- Someone has called us the “world’s most boring blog“. I think not everyone must agree, because in the three and a half weeks since we launched we’ve had more than 100,000 page views and, remarkably, 2,300 reader comments.
- Confirming the descent of the whole topic into absurdity, Fred Phelps’s Westboro Baptist Church of funeral-picketing infamy has jumped into the controversy over the Christmas display at the Washington State Capitol in Olympia by demanding that it be allowed to put up a sign saying “Santa Claus will take you to hell”.
- Another occasion for mirth: in a full-page Times ad promoting the anti-anti-Prop 8 cause, the Becket Fund announces that the undersigned “commit ourselves to opposing and publicly shaming anyone who resorts to the rhetoric of anti-religious bigotry”. So who’s prominently featured among the signers? Bill Donohue of the Catholic League, famous for such outbursts as “Hollywood is controlled by secular Jews who hate Christianity, in general, and Catholicism, in particular. It’s not a secret, okay?” along with other noted voices of moderation like Chuck Colson and Alveda King. [P.S.: Thanks to Ken in comments for pointing to this post exposing the dodginess of the actual content of the Becket statement.]
- Yes, the phrase was floating around long before we appropriated it for a blog title. Here’s Robert Tracinski in 2006 with a column entitled “The Secular Right”, which begins:
We all know the basic alternatives that form the familiar “spectrum” of American politics and culture.

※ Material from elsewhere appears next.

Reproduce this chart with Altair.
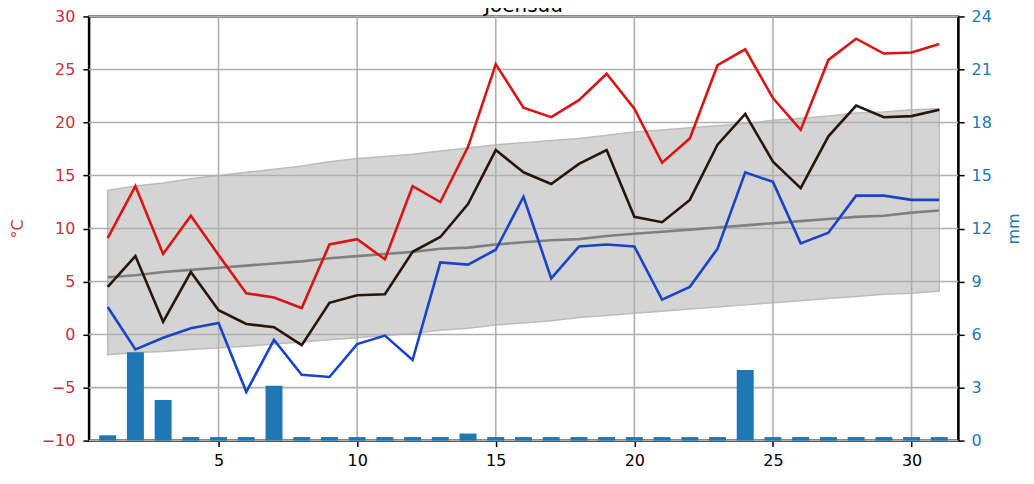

If a young person is turned off by religion or attracted by the achievements of science, and he wants to embrace a secular outlook, he is told–by both sides of the debate — that his place is with the collectivists and social subjectivists of the left. On the other hand, if he admires the free market and wants America to have a bold, independent national defense, then he is told — again, by both sides — that his natural home is with the religious right.
But what if all of this is terribly wrong?…
Tracinski goes on to engage with Heather’s writing, mostly favorably, but argues against her embrace of “skepticism” as a basic posture.
- I think Ken Silber is right to express frustration with the nowadays standard bit of traditionalist Unified Kvetch Theory that makes much of the “accusation that the left is all about ‘the self,’ as if collectivism and egalitarianism were not leftist tendencies.”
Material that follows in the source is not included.